Che sia questo – il livellamento – il peggiore degli imperialismi?
In realtà il mondo così non viene uniformato ma diviso. Già da diverso tempo noi abbiamo diviso il mondo in paesi occidentali e paesi di Terzo o Quarto mondo: ma che razza di espressione è questa? Li abbiamo già condannati. Per me ognuno ha il diritto di essere se stesso, poi ciò che accade nel proprio paese sono fatti suoi. Noi non possiamo trattare tutti con la categoria che rappresenta noi stessi. A me, ad esempio, il modello americano non piace: mangiano male, non sono ben formati. L’unica cosa positiva che hanno? La libertà di possedere le armi. Solo che non la sanno utilizzare e si ammazzano come cani.

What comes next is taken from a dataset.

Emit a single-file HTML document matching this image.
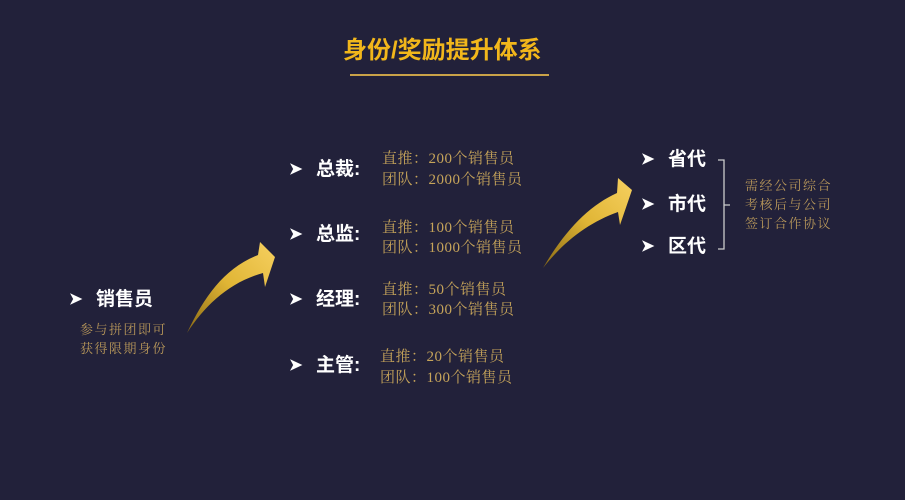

Bella questa. Non l’avevo mai sentita.
Nel Rinascimento – che è nato qui in Italia e che ha contributo allo sviluppo del mondo, al modo di comprendere l’arte e l’immaginario – ogni cittadino poteva avere un’arma, un coltello, la spada di lato. Col tempo, quando la politica è diventata corrotta, il nostro paese ha cominciato a subire i danni provocati da entità terze. Qui, tra le altre cose, sono entrati i divieti: uno di questi è l’uso di armi. In Irlanda fino a qualche tempo non si poteva portare nemmeno un coltello con la punta. Una legge, questa, che proveniva direttamente dall’imperialismo britannico. Ma che cosa hanno da insegnare i britannici? I loro giovani sono quasi tutti alcolizzati, non sanno come sfogarsi, hanno aperto le porte al terrorismo islamico, sono coinvolti in tutte le guerre. E che fanno? Intervengono con leggi razziste arrivando a vietare anche i coltelli da cucina. Insomma, noi dobbiamo imparare a riconquistare i nostri diritti. Non con la violenza, ma con sacrificio e duro lavoro.

Quanto è stato importante nascere in Transnistria?
Sono nato lì, in un posto dove le persone, per cultura, cercavano di combattere il regime sovietico. In realtà, guardando a alcuni principi del regime, quelli “sani” sono filtrati. Solo che sono i siberiani a rappresentare i “veri” comunisti: perché lì il principio di condivisione dei beni è sacro. Spesso, infatti, questo principio viene offuscato e tradito dai politici, perché arrivando al potere ci si dimentica delle persone per trasformare tutto in massa: si sa, la massa è più facile da controllare.